Predictably, the fearsome alien Kaiju monsters arrive in the second hour to challenge the green Jaeger recruits. DeKnight orchestrates this last minute apocalyptic battle in Tokyo, with the usual collateral damage, while "Terminator Genisys" composer Lorne Balfe's bombastic score does more to heighten this slam-bang smackdown than its staging. Not even an intriguing cliffhanger ending is enough to make "Pacific Rim Uprising" seem more than a 'downsizing' of its far superior predecessor.

Reviewed by eddie_baggins 2 / 10

Pointless, just re-watch the original

I'm not sure there's too many people out there who would call Guillermo Del Toro's 2013 robot/monster infused popcorn event Pacific Rim a classic of any sort but the eye-candy clad and seriously entertaining experience looks like a genuine masterpiece when placed alongside this charmless and trite sequel.

Somehow turning the prospect of giant robots and oversized monsters going at each other in a battle of life and death into an utterly boring and tiresome exercise, Pacific Rim: Uprising is the early death knell to a series that should've been a brand name that became the perfect excuse to turn your brain off and enjoy some big screen spectacle that is home to cheesy one liners, over the top CGI infused carnage and some A-listers hamming it up for good measure.

Taking over directing duties from Del Toro, debut feature film director Steven S. DeKnight brings none of the child like charm or enthusiasm the Mexican auteur brought to the table with his entry as we instead get a lame and tame tale of Idris Elba's Stacker Pentecosts' child Jake (played by a struggling John Boyega) turn from troublemaker to Jager pilot, as the world finds itself once more under threat from the dreaded Kaiju monsters.

The first Pacific Rim had a similarly dumb plot and characters that were more like walking caricatures but there was a sense that everyone involved was having a great time and despite better judgements, you as an audience member did to.

That's completely lost here, there's little fun to be had with the bland and uninteresting action scenes, the main cast are all completely forgettable, while even returning cast members such as Charlie Day's Dr.
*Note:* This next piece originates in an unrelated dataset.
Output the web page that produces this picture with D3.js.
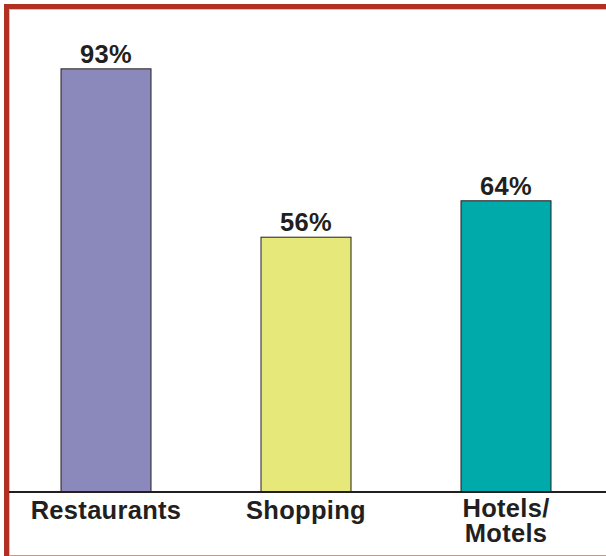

Newton Geiszler and Burn Gorman's Hermann Gottlieb are more of a tacked on accessory, with Day in particular getting an embarrassing character development that is both lame and totally misguided.
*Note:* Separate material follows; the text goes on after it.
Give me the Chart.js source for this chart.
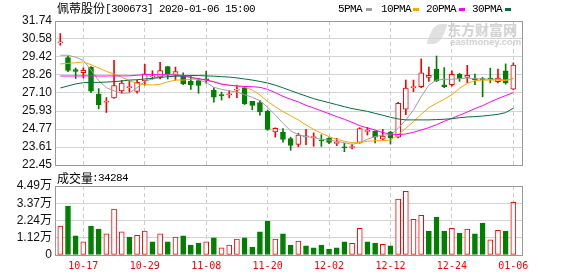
<!DOCTYPE html>
<html>
<head>
<meta charset="utf-8">
<script src="https://cdn.jsdelivr.net/npm/chart.js@4.4.1/dist/chart.umd.min.js"></script>
<style>
  body { margin: 0; background: #fff; width: 578px; height: 276px; overflow: hidden; position: relative; }
  .box { position: absolute; left: 0; width: 578px; }
  .t { position: absolute; white-space: nowrap; color: #000; }
  .cjk { font-family: "Noto Sans CJK SC", sans-serif; font-size: 12px; line-height: 12px; }
  .mono { font-family: "Liberation Mono", monospace; font-size: 11px; line-height: 11px; letter-spacing: -0.6px; }
  .sw { position: absolute; top: 8px; width: 6px; height: 3px; }
  .wm { position: absolute; color: #d2d2d2; font-weight: bold; white-space: nowrap; }
</style>
</head>
<body>
<div class="wm" style="left:430px;top:24px;width:14px;height:20px;border-radius:50% 10% 50% 10%;background:#e0e0e0;transform:skewX(-20deg)"></div>
<div class="wm" style="left:447px;top:22px;font-family:'Noto Sans CJK SC';font-size:14px;line-height:14px">东方财富网</div>
<div class="wm" style="left:450px;top:37px;font-family:'Liberation Sans';font-size:9.5px;line-height:9px">eastmoney.com</div>

<div class="box" style="top:0;height:180px"><canvas id="price"></canvas></div>
<div class="box" style="top:170px;height:106px"><canvas id="volume"></canvas></div>

<div class="t cjk" style="left:57px;top:2px">佩蒂股份</div>
<div class="t mono" style="left:105px;top:4px">[300673] 2020-01-06 15:00</div>

<div class="t mono" style="left:338px;top:4px">5PMA</div>
<div class="sw" style="left:366px;background:#a0a0a0"></div>
<div class="t mono" style="left:381px;top:4px">10PMA</div>
<div class="sw" style="left:413px;background:#ffa500"></div>
<div class="t mono" style="left:426px;top:4px">20PMA</div>
<div class="sw" style="left:459px;background:#ff00ff"></div>
<div class="t mono" style="left:472px;top:4px">30PMA</div>
<div class="sw" style="left:505px;background:#00703c"></div>

<div class="t cjk" style="left:57px;top:172px">成交量</div>
<div class="t mono" style="left:92px;top:173px">:34284</div>

<script>
// trading days shown (Oct 14 2019 .. Jan 6 2020)
const days = ['10-14','10-15','10-16','10-17','10-18','10-21','10-22','10-23','10-24','10-25',
  '10-28','10-29','10-30','10-31','11-01','11-04','11-05','11-06','11-07','11-08',
  '11-11','11-12','11-13','11-14','11-15','11-18','11-19','11-20','11-21','11-22',
  '11-25','11-26','11-27','11-28','11-29','12-02','12-03','12-04','12-05','12-06',
  '12-09','12-10','12-11','12-12','12-13','12-16','12-17','12-18','12-19','12-20',
  '12-23','12-24','12-25','12-26','12-27','12-30','12-31','01-02','01-03','01-06'];
const dateTicks = ['10-17','10-29','11-08','11-20','12-02','12-12','12-24','01-06'];

const opens = [30.33,29.38,28.60,28.40,28.75,27.02,26.51,26.77,27.23,27.44,
  27.20,27.88,28.14,28.13,28.80,28.26,28.20,27.87,27.90,27.98,
  27.26,27.00,26.98,27.28,27.45,26.55,26.47,25.92,24.58,24.56,
  24.15,23.78,24.26,24.22,24.06,24.17,23.85,23.60,23.58,23.90,
  24.62,24.62,24.12,24.58,24.25,26.05,27.44,27.50,28.10,28.64,
  27.62,27.63,28.32,28.10,28.02,28.02,28.02,27.82,28.52,27.35];
const highs = [30.93,29.46,28.71,28.73,28.80,27.38,26.80,29.20,27.91,27.85,
  27.92,28.95,28.53,29.07,28.82,28.77,28.40,28.20,28.05,28.50,
  27.45,27.15,27.25,27.60,27.52,26.56,26.62,26.00,24.85,24.80,
  24.24,24.50,24.75,24.52,24.40,24.22,24.17,23.85,23.80,24.86,
  24.88,24.65,24.75,24.62,26.50,27.93,27.93,29.29,28.77,29.48,
  28.73,28.52,28.36,28.88,28.32,28.10,28.70,28.64,28.97,29.04];
const lows = [30.18,28.47,28.03,28.06,27.12,26.08,25.84,26.75,27.08,27.15,
  27.08,27.60,27.98,28.00,28.00,27.92,27.64,27.33,27.08,27.72,
  26.50,26.64,26.78,26.80,26.35,26.01,25.67,24.68,24.25,23.92,
  23.40,23.62,23.76,23.66,23.65,23.82,23.70,23.31,23.48,23.85,
  24.38,23.88,24.05,23.80,24.20,25.70,27.18,27.44,27.85,27.83,
  27.44,27.53,27.85,27.76,27.64,26.85,27.75,27.75,27.66,27.30];
const closes = [30.36,28.55,28.49,28.55,27.22,26.35,26.58,27.58,27.73,27.44,
  27.78,28.33,28.14,28.54,28.33,28.47,27.68,27.63,27.58,27.95,
  26.83,26.92,27.02,27.32,26.40,26.30,25.88,24.75,24.82,24.10,
  23.71,24.38,24.26,24.22,24.00,23.90,23.85,23.56,23.60,24.80,
  24.62,24.24,24.32,24.20,26.43,27.42,27.47,28.39,28.24,27.87,
  27.50,28.30,28.02,28.24,27.96,27.94,27.98,28.05,27.74,28.90];

const ma5 = [29.53,29.53,29.40,29.20,28.58,27.89,27.44,27.23,27.07,27.10,
  27.44,27.83,28.02,28.17,28.28,28.32,28.24,28.11,27.94,27.78,
  27.46,27.33,27.23,27.16,26.99,26.82,26.60,26.17,25.68,25.14,
  24.65,24.41,24.28,24.22,24.11,24.06,23.98,23.89,23.78,23.89,
  24.11,24.28,24.39,24.39,24.82,25.36,26.00,26.86,27.61,27.93,
  27.98,27.98,28.02,28.06,28.02,28.00,27.98,27.96,27.94,28.02];
const ma10 = [28.97,29.01,29.05,29.10,28.92,28.71,28.49,28.32,28.11,27.89,
  27.72,27.63,27.61,27.66,27.81,27.93,27.93,27.98,28.00,27.93,
  27.83,27.68,27.59,27.55,27.46,27.29,26.97,26.54,26.21,25.89,
  25.63,25.36,25.03,24.75,24.50,24.28,24.11,23.98,23.89,23.89,
  23.98,24.02,24.02,24.06,24.39,24.82,25.25,25.72,26.15,26.43,
  26.69,26.99,27.40,27.72,27.89,27.93,27.93,27.93,27.89,28.04];
const ma20 = [28.19,28.19,28.19,28.20,28.20,28.19,28.19,28.20,28.20,28.20,
  28.24,28.28,28.28,28.28,28.27,28.24,28.17,28.11,28.02,27.93,
  27.81,27.66,27.60,27.55,27.52,27.50,27.46,27.33,27.12,26.88,
  26.69,26.52,26.30,26.13,25.94,25.76,25.57,25.40,25.20,24.99,
  24.84,24.71,24.54,24.45,24.41,24.45,24.56,24.71,24.86,25.05,
  25.27,25.46,25.66,25.87,26.09,26.28,26.52,26.73,26.93,27.12];
const ma30 = [27.42,27.55,27.68,27.76,27.78,27.78,27.80,27.83,27.87,27.93,
  27.95,28.00,28.04,28.09,28.15,28.18,28.20,28.22,28.22,28.20,
  28.18,28.15,28.12,28.07,28.00,27.93,27.84,27.74,27.60,27.43,
  27.25,27.07,26.90,26.73,26.60,26.47,26.34,26.21,26.09,26.00,
  25.91,25.78,25.66,25.53,25.42,25.36,25.36,25.36,25.36,25.38,
  25.40,25.44,25.50,25.55,25.57,25.61,25.66,25.72,25.83,26.11];

// volume in lots; 1 = red (up), 0 = green (down)
const volume = [18900,31900,12400,8500,18900,16900,13700,29900,15000,11700,
  12800,15600,8500,13700,8500,11700,12400,6500,7800,8500,
  11100,4600,6500,10400,11100,5200,15000,22100,10400,13700,
  6500,9100,5900,4600,6500,3900,4600,8500,7600,17400,
  8500,7800,6900,5900,36400,41400,23200,25800,15600,24700,
  15600,17400,14300,16900,13700,20800,9800,16100,15600,34284];
const volUp = [1,0,0,1,0,0,1,1,1,0, 1,1,0,1,0,1,0,0,0,1, 0,1,1,1,0,0,0,0,1,0,
  0,1,0,0,0,0,0,0,1,1, 0,0,1,0,1,1,1,1,0,0, 0,1,0,1,0,0,1,1,0,1];

const priceTicks = [22.45, 23.61, 24.77, 25.93, 27.10, 28.26, 29.42, 30.58, 31.74];
const volTicks = [0, 11200, 22400, 33700, 44900];

const RED = '#ff0000', GREEN = '#008000';
const tickIdx = dateTicks.map(d => days.indexOf(d));
const up = closes.map((c, i) => c >= opens[i]);

const frame = {
  id: 'frame',
  afterDraw(c) {
    const { ctx, chartArea: a } = c;
    ctx.save();
    ctx.strokeStyle = '#999';
    ctx.lineWidth = 1;
    ctx.strokeRect(Math.round(a.left) + 0.5, Math.round(a.top) + 0.5,
      Math.round(a.right - a.left), Math.round(a.bottom - a.top));
    ctx.restore();
  }
};

function xScale(showLabels) {
  return {
    type: 'linear', min: -0.69, max: 60.13, offset: false,
    afterBuildTicks: s => { s.ticks = tickIdx.map(v => ({ value: v })); },
    afterFit: s => { s.height = showLabels ? 21 : 0; },
    grid: { color: '#cccccc', offset: false, drawTicks: false },
    border: { display: false, dash: [4, 3] },
    ticks: {
      display: showLabels, autoSkip: false, maxRotation: 0, padding: 5, color: RED,
      font: { family: 'DejaVu Sans Mono', size: 10 },
      callback: (v, i) => dateTicks[i]
    }
  };
}

function yScale(ticks, fmt) {
  return {
    min: ticks[0], max: ticks[ticks.length - 1],
    afterBuildTicks: s => { s.ticks = ticks.map(v => ({ value: v })); },
    afterFit: s => { s.width = 55; },
    grid: { color: '#d4d4d4', drawTicks: false },
    border: { display: false },
    ticks: {
      padding: 3, color: '#111', autoSkip: false,
      font: { family: '"Liberation Sans", "Noto Sans CJK SC"', size: 12 },
      callback: fmt
    }
  };
}

const common = {
  responsive: true, maintainAspectRatio: false, animation: false,
  plugins: { legend: { display: false }, tooltip: { enabled: false } }
};

const maLine = (data, color) => ({
  type: 'line', data: data.map((y, i) => ({ x: i, y })), borderColor: color,
  borderWidth: 1, pointRadius: 0, tension: 0, order: 0
});

new Chart(document.getElementById('price'), {
  type: 'bar',
  data: {
    datasets: [
      maLine(ma30, '#00703c'),
      maLine(ma20, '#ff00ff'),
      maLine(ma10, '#ffa500'),
      maLine(ma5, '#a0a0a0'),
      {
        data: opens.map((o, i) => ({ x: i, y: [o, closes[i]] })),
        backgroundColor: up.map(u => u ? '#ffffff' : GREEN),
        borderColor: up.map(u => u ? RED : GREEN),
        borderWidth: 1, borderSkipped: false, barThickness: 5,
        minBarLength: 1, grouped: false, order: 1
      },
      {
        data: lows.map((l, i) => ({ x: i, y: [l, highs[i]] })),
        backgroundColor: up.map(u => u ? RED : GREEN),
        borderWidth: 0, barThickness: 1, grouped: false, order: 2
      }
    ]
  },
  options: {
    ...common,
    layout: { padding: { top: 21, right: 56, bottom: 15, left: 0 } },
    scales: {
      x: xScale(false),
      y: yScale(priceTicks, v => v.toFixed(2))
    }
  },
  plugins: [frame]
});

new Chart(document.getElementById('volume'), {
  type: 'bar',
  data: {
    datasets: [{
      data: volume.map((v, i) => ({ x: i, y: v })),
      backgroundColor: volUp.map(u => u ? '#ffffff' : GREEN),
      borderColor: volUp.map(u => u ? RED : GREEN),
      borderWidth: 1, borderSkipped: false, barThickness: 5, grouped: false
    }]
  },
  options: {
    ...common,
    layout: { padding: { top: 16, right: 56, bottom: 0, left: 0 } },
    scales: {
      x: xScale(true),
      y: yScale(volTicks, v => v === 0 ? '0' : (v / 10000).toFixed(2) + '万')
    }
  },
  plugins: [frame]
});
</script>
</body>
</html>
With a pulse-free plot line and thrill-free action there was little chance Uprising ever had at succeeding and there's little mystery as to why this unwanted sequel failed to capture the dollars at the box-office, guaranteeing the Pacific Rim brand is now dead in the water.

Final Say -

Not even the most hardcore of Pacific Rim fans will find much to enjoy in Uprising, an utterly forgettable and disposable new entry into the wannabe franchise that somehow manages to turn it's over the top foundations into a bland, charm-free and tiresome event.